Work to do
Restate each line word for word. Leave out every picture.

--- Information shown ---

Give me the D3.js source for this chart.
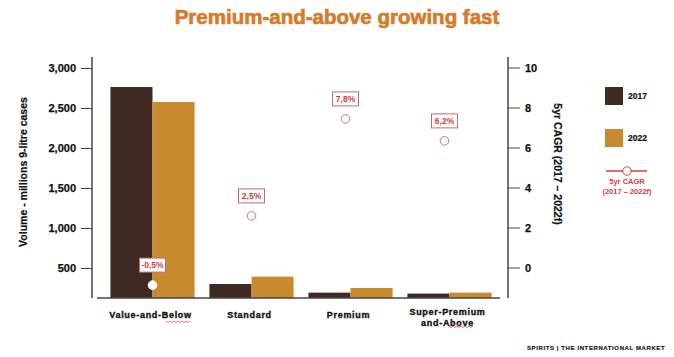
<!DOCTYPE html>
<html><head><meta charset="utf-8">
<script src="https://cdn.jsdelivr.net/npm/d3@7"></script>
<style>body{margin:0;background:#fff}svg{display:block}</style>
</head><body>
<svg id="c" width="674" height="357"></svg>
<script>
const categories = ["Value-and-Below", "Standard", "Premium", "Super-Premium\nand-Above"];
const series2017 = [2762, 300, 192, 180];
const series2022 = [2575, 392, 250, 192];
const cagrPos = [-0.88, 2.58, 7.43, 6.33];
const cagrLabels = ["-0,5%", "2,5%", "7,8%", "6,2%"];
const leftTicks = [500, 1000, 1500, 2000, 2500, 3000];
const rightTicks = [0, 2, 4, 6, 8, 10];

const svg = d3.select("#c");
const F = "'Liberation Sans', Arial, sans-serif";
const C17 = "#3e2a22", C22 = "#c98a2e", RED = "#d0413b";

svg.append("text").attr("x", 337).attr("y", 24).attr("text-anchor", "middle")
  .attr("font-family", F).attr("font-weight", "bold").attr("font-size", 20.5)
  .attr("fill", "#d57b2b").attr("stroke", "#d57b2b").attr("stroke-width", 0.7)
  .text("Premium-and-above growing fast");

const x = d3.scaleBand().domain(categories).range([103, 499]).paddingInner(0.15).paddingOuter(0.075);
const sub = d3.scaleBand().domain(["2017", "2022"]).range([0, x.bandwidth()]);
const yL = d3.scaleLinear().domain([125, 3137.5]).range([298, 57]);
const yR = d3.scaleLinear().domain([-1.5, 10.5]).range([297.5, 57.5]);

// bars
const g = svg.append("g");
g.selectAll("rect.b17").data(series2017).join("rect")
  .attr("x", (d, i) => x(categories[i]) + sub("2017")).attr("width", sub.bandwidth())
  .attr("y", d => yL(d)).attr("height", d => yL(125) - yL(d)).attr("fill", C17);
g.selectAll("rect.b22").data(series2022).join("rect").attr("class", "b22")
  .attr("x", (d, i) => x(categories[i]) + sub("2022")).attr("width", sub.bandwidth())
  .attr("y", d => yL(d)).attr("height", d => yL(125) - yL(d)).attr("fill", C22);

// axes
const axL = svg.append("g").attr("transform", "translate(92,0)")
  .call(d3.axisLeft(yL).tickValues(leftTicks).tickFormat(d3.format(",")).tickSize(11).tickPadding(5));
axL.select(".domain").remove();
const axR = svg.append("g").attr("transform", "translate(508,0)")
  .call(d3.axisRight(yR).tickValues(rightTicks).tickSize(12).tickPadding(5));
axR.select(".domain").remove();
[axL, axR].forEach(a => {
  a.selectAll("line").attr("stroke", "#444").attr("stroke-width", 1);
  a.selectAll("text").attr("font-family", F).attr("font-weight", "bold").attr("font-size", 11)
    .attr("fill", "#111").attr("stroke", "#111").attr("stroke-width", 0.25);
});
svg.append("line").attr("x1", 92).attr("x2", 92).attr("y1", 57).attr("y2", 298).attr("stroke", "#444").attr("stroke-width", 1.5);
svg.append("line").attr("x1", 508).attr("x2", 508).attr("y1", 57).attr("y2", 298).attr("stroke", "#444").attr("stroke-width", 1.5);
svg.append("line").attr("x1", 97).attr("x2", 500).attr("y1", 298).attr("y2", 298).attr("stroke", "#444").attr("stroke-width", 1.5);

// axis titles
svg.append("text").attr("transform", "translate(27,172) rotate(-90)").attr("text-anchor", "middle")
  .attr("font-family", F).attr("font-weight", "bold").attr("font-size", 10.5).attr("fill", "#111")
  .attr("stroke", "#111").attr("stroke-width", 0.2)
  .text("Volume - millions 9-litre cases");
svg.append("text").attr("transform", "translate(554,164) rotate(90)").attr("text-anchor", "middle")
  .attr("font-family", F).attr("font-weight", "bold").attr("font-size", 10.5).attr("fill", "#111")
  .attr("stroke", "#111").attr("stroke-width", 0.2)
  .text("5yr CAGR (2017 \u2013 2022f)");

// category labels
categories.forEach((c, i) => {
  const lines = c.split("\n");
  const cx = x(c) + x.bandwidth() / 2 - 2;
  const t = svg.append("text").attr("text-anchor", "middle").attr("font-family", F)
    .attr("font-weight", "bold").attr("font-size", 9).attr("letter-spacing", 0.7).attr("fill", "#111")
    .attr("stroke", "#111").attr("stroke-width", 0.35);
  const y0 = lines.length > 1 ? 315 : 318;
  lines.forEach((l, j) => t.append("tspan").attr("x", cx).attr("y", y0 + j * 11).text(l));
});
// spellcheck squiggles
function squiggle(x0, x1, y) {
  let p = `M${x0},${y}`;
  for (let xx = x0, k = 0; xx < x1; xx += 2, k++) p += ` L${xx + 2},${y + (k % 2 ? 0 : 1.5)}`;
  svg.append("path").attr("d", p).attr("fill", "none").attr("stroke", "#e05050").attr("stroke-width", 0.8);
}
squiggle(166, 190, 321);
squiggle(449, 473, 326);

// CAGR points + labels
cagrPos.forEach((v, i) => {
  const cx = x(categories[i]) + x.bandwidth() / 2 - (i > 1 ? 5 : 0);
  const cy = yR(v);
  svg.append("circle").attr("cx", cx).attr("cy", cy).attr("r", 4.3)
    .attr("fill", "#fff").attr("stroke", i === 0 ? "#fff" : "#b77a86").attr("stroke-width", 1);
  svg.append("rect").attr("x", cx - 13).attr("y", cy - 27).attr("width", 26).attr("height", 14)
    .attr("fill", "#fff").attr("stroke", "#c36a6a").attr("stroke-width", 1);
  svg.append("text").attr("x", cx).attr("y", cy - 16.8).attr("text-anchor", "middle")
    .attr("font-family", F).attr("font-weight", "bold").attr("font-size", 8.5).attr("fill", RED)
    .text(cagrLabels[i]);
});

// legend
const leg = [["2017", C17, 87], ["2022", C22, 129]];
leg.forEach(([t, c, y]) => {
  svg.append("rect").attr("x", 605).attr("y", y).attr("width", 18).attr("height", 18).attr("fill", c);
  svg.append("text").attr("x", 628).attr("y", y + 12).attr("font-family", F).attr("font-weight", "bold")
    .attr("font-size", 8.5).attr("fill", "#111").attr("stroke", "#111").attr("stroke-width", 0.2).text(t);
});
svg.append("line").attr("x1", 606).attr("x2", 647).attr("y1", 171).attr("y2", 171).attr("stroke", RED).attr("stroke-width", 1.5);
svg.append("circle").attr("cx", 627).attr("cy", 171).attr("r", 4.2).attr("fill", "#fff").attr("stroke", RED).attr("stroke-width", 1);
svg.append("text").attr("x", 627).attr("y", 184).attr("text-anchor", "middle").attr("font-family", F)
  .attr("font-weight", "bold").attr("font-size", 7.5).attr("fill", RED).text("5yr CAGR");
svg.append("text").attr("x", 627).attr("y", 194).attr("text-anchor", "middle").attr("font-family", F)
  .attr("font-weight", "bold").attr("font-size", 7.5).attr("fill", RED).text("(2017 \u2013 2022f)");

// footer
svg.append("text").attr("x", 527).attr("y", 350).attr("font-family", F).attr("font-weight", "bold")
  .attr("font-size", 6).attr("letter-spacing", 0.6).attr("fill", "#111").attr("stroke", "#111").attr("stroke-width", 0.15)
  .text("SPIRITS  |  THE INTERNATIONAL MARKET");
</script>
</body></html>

---

Expected answer
Give me the D3.js source for this chart.
<!DOCTYPE html>
<html><head><meta charset="utf-8">
<script src="https://cdn.jsdelivr.net/npm/d3@7"></script>
<style>body{margin:0;background:#fff}svg{display:block}</style>
</head><body>
<svg id="c" width="674" height="357"></svg>
<script>
const categories = ["Value-and-Below", "Standard", "Premium", "Super-Premium\nand-Above"];
const series2017 = [2762, 300, 192, 180];
const series2022 = [2575, 392, 250, 192];
const cagrPos = [-0.88, 2.58, 7.43, 6.33];
const cagrLabels = ["-0,5%", "2,5%", "7,8%", "6,2%"];
const leftTicks = [500, 1000, 1500, 2000, 2500, 3000];
const rightTicks = [0, 2, 4, 6, 8, 10];

const svg = d3.select("#c");
const F = "'Liberation Sans', Arial, sans-serif";
const C17 = "#3e2a22", C22 = "#c98a2e", RED = "#d0413b";

svg.append("text").attr("x", 337).attr("y", 24).attr("text-anchor", "middle")
  .attr("font-family", F).attr("font-weight", "bold").attr("font-size", 20.5)
  .attr("fill", "#d57b2b").attr("stroke", "#d57b2b").attr("stroke-width", 0.7)
  .text("Premium-and-above growing fast");

const x = d3.scaleBand().domain(categories).range([103, 499]).paddingInner(0.15).paddingOuter(0.075);
const sub = d3.scaleBand().domain(["2017", "2022"]).range([0, x.bandwidth()]);
const yL = d3.scaleLinear().domain([125, 3137.5]).range([298, 57]);
const yR = d3.scaleLinear().domain([-1.5, 10.5]).range([297.5, 57.5]);

// bars
const g = svg.append("g");
g.selectAll("rect.b17").data(series2017).join("rect")
  .attr("x", (d, i) => x(categories[i]) + sub("2017")).attr("width", sub.bandwidth())
  .attr("y", d => yL(d)).attr("height", d => yL(125) - yL(d)).attr("fill", C17);
g.selectAll("rect.b22").data(series2022).join("rect").attr("class", "b22")
  .attr("x", (d, i) => x(categories[i]) + sub("2022")).attr("width", sub.bandwidth())
  .attr("y", d => yL(d)).attr("height", d => yL(125) - yL(d)).attr("fill", C22);

// axes
const axL = svg.append("g").attr("transform", "translate(92,0)")
  .call(d3.axisLeft(yL).tickValues(leftTicks).tickFormat(d3.format(",")).tickSize(11).tickPadding(5));
axL.select(".domain").remove();
const axR = svg.append("g").attr("transform", "translate(508,0)")
  .call(d3.axisRight(yR).tickValues(rightTicks).tickSize(12).tickPadding(5));
axR.select(".domain").remove();
[axL, axR].forEach(a => {
  a.selectAll("line").attr("stroke", "#444").attr("stroke-width", 1);
  a.selectAll("text").attr("font-family", F).attr("font-weight", "bold").attr("font-size", 11)
    .attr("fill", "#111").attr("stroke", "#111").attr("stroke-width", 0.25);
});
svg.append("line").attr("x1", 92).attr("x2", 92).attr("y1", 57).attr("y2", 298).attr("stroke", "#444").attr("stroke-width", 1.5);
svg.append("line").attr("x1", 508).attr("x2", 508).attr("y1", 57).attr("y2", 298).attr("stroke", "#444").attr("stroke-width", 1.5);
svg.append("line").attr("x1", 97).attr("x2", 500).attr("y1", 298).attr("y2", 298).attr("stroke", "#444").attr("stroke-width", 1.5);

// axis titles
svg.append("text").attr("transform", "translate(27,172) rotate(-90)").attr("text-anchor", "middle")
  .attr("font-family", F).attr("font-weight", "bold").attr("font-size", 10.5).attr("fill", "#111")
  .attr("stroke", "#111").attr("stroke-width", 0.2)
  .text("Volume - millions 9-litre cases");
svg.append("text").attr("transform", "translate(554,164) rotate(90)").attr("text-anchor", "middle")
  .attr("font-family", F).attr("font-weight", "bold").attr("font-size", 10.5).attr("fill", "#111")
  .attr("stroke", "#111").attr("stroke-width", 0.2)
  .text("5yr CAGR (2017 \u2013 2022f)");

// category labels
categories.forEach((c, i) => {
  const lines = c.split("\n");
  const cx = x(c) + x.bandwidth() / 2 - 2;
  const t = svg.append("text").attr("text-anchor", "middle").attr("font-family", F)
    .attr("font-weight", "bold").attr("font-size", 9).attr("letter-spacing", 0.7).attr("fill", "#111")
    .attr("stroke", "#111").attr("stroke-width", 0.35);
  const y0 = lines.length > 1 ? 315 : 318;
  lines.forEach((l, j) => t.append("tspan").attr("x", cx).attr("y", y0 + j * 11).text(l));
});
// spellcheck squiggles
function squiggle(x0, x1, y) {
  let p = `M${x0},${y}`;
  for (let xx = x0, k = 0; xx < x1; xx += 2, k++) p += ` L${xx + 2},${y + (k % 2 ? 0 : 1.5)}`;
  svg.append("path").attr("d", p).attr("fill", "none").attr("stroke", "#e05050").attr("stroke-width", 0.8);
}
squiggle(166, 190, 321);
squiggle(449, 473, 326);

// CAGR points + labels
cagrPos.forEach((v, i) => {
  const cx = x(categories[i]) + x.bandwidth() / 2 - (i > 1 ? 5 : 0);
  const cy = yR(v);
  svg.append("circle").attr("cx", cx).attr("cy", cy).attr("r", 4.3)
    .attr("fill", "#fff").attr("stroke", i === 0 ? "#fff" : "#b77a86").attr("stroke-width", 1);
  svg.append("rect").attr("x", cx - 13).attr("y", cy - 27).attr("width", 26).attr("height", 14)
    .attr("fill", "#fff").attr("stroke", "#c36a6a").attr("stroke-width", 1);
  svg.append("text").attr("x", cx).attr("y", cy - 16.8).attr("text-anchor", "middle")
    .attr("font-family", F).attr("font-weight", "bold").attr("font-size", 8.5).attr("fill", RED)
    .text(cagrLabels[i]);
});

// legend
const leg = [["2017", C17, 87], ["2022", C22, 129]];
leg.forEach(([t, c, y]) => {
  svg.append("rect").attr("x", 605).attr("y", y).attr("width", 18).attr("height", 18).attr("fill", c);
  svg.append("text").attr("x", 628).attr("y", y + 12).attr("font-family", F).attr("font-weight", "bold")
    .attr("font-size", 8.5).attr("fill", "#111").attr("stroke", "#111").attr("stroke-width", 0.2).text(t);
});
svg.append("line").attr("x1", 606).attr("x2", 647).attr("y1", 171).attr("y2", 171).attr("stroke", RED).attr("stroke-width", 1.5);
svg.append("circle").attr("cx", 627).attr("cy", 171).attr("r", 4.2).attr("fill", "#fff").attr("stroke", RED).attr("stroke-width", 1);
svg.append("text").attr("x", 627).attr("y", 184).attr("text-anchor", "middle").attr("font-family", F)
  .attr("font-weight", "bold").attr("font-size", 7.5).attr("fill", RED).text("5yr CAGR");
svg.append("text").attr("x", 627).attr("y", 194).attr("text-anchor", "middle").attr("font-family", F)
  .attr("font-weight", "bold").attr("font-size", 7.5).attr("fill", RED).text("(2017 \u2013 2022f)");

// footer
svg.append("text").attr("x", 527).attr("y", 350).attr("font-family", F).attr("font-weight", "bold")
  .attr("font-size", 6).attr("letter-spacing", 0.6).attr("fill", "#111").attr("stroke", "#111").attr("stroke-width", 0.15)
  .text("SPIRITS  |  THE INTERNATIONAL MARKET");
</script>
</body></html>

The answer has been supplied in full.